Consumer DSLR Camera Roundup (2014)
24MP APS-C CMOS Sensor | 5fps Continuous Shooting | 1080/60p video
What we like:
- High-res sensor
- Compact design
- 1080/60p video
What we don't like:
- Heavy JPEG noise reduction
- Kit lens can't keep up with sensor
- Live view AF not as fast as mirrorless
While not a huge upgrade over its predecessor, the Nikon D3300 improves some important features and continues to be a well-specified entry-level DSLR. It retains the 24MP CMOS sensor but adds a faster image processor, larger optical viewfinder, and 1080/60p video. Battery life has also improved considerably.

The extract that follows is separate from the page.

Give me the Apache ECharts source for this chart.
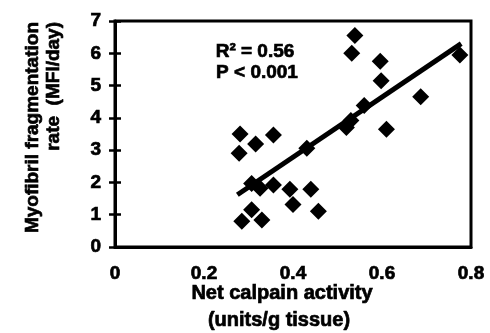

"What stands out about the Nikon D3300 is its extremely high resolution in such a small, simple-to-use SLR design"
The first thing to mention about image quality is that kit lenses like the bundled 18-55mm F3.5-5.6 can't keep up with high resolution of the camera, so you'll need to attach a higher quality lens to see the best results. JPEGs can be a bit heavy on the noise reduction, but shooting Raw gives you a lot more latitude. Something else about Raw is that you can pull up a lot of detail from the shadows, thanks to the D3300's impressive sensor.

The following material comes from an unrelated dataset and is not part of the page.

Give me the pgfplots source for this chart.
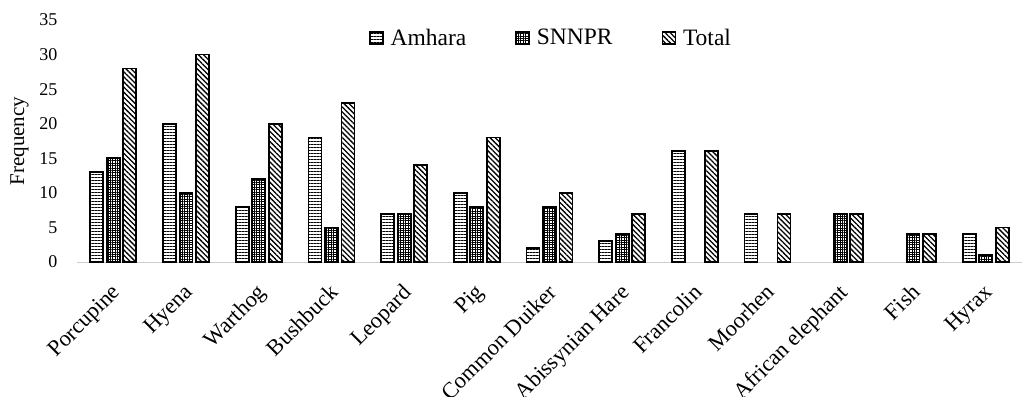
\documentclass[border=0pt]{standalone}
\usepackage{fontspec}
\setmainfont{Liberation Serif}
\usepackage{pgfplots}
\pgfplotsset{compat=1.18}
\usetikzlibrary{patterns.meta}
\begin{document}
\begin{tikzpicture}
\begin{axis}[
  scale only axis,
  width=945pt, height=242pt,
  ybar=3.5pt, bar width=13pt,
  xmin=-0.5, xmax=12.5,
  ymin=0, ymax=35,
  ytick={0,5,...,35},
  xtick={0,...,12},
  xticklabels={Porcupine,Hyena,Warthog,Bushbuck,Leopard,Pig,Common Duiker,Abissynian Hare,Francolin,Moorhen,African elephant,Fish,Hyrax},
  x tick label style={rotate=45, anchor=north east, font=\fontsize{22.5}{24}\selectfont, inner sep=0pt, xshift=-16.5pt, yshift=-12.5pt},
  y tick label style={font=\fontsize{18}{20}\selectfont, xshift=-16pt},
  /pgf/number format/assume math mode=true,
  ylabel={Frequency},
  ylabel style={font=\fontsize{21}{23}\selectfont, yshift=4pt},
  axis x line*=bottom, axis y line*=left,
  y axis line style={draw=none},
  x axis line style={draw=black!20, line width=0.8pt, -},
  major tick length=0pt,
  legend style={draw=none, at={(0.5016,0.926)}, anchor=center, inner sep=0pt, font=\fontsize{23.5}{25}\selectfont,
    /tikz/every odd column/.append style={column sep=5pt},
    /tikz/every even column/.append style={column sep=47pt}},
  legend columns=3,
  legend image code/.code={\draw[#1, line width=1.5pt] (0pt,-6pt) rectangle (13pt,6pt);},
  every axis plot/.append style={draw=black, line width=1.8pt},
]
\addplot[pattern={Lines[angle=0, distance=3pt, line width=0.8pt]}] coordinates {(0,13) (1,20) (2,8) (3,18) (4,7) (5,10) (6,2) (7,3) (8,16) (9,7) (12,4)};
\addplot[pattern={Hatch[angle=0, distance=2.4pt, line width=0.9pt]}] coordinates {(0,15) (1,10) (2,12) (3,5) (4,7) (5,8) (6,8) (7,4) (10,7) (11,4) (12,1)};
\addplot[pattern={Lines[angle=-45, distance=3.6pt, line width=1.3pt]}] coordinates {(0,28) (1,30) (2,20) (3,23) (4,14) (5,18) (6,10) (7,7) (8,16) (9,7) (10,7) (11,4) (12,5)};
\legend{Amhara,SNNPR,Total}
\end{axis}
\pgfresetboundingbox
\path[use as bounding box] (-77pt,-134pt) rectangle (945pt,262pt);
\end{tikzpicture}
\end{document}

Its simplified interface will be familiar to any Nikon user, and will be easy to grasp for anyone stepping up from a simple point-and-shoot camera. The more experienced photographer may resent the amount of button-pressing required to change settings, though. The viewfinder size has been bumped up nicely compared to the D3200, making the D3300 more competitive in its class. If framing your images on the LCD is your thing, the D3300's slower contrast-detect system pales in comparison to comparably priced mirrorless cameras. Video recording has also been improved upon, now with the ability to record 1080/60p video, though manual controls are very limited.
What stands out about the Nikon D3300 is its extremely high resolution in such a small, light, and simple-to-use SLR design. It's a great choice as a family camera or a backup camera, as it's easy to pack along.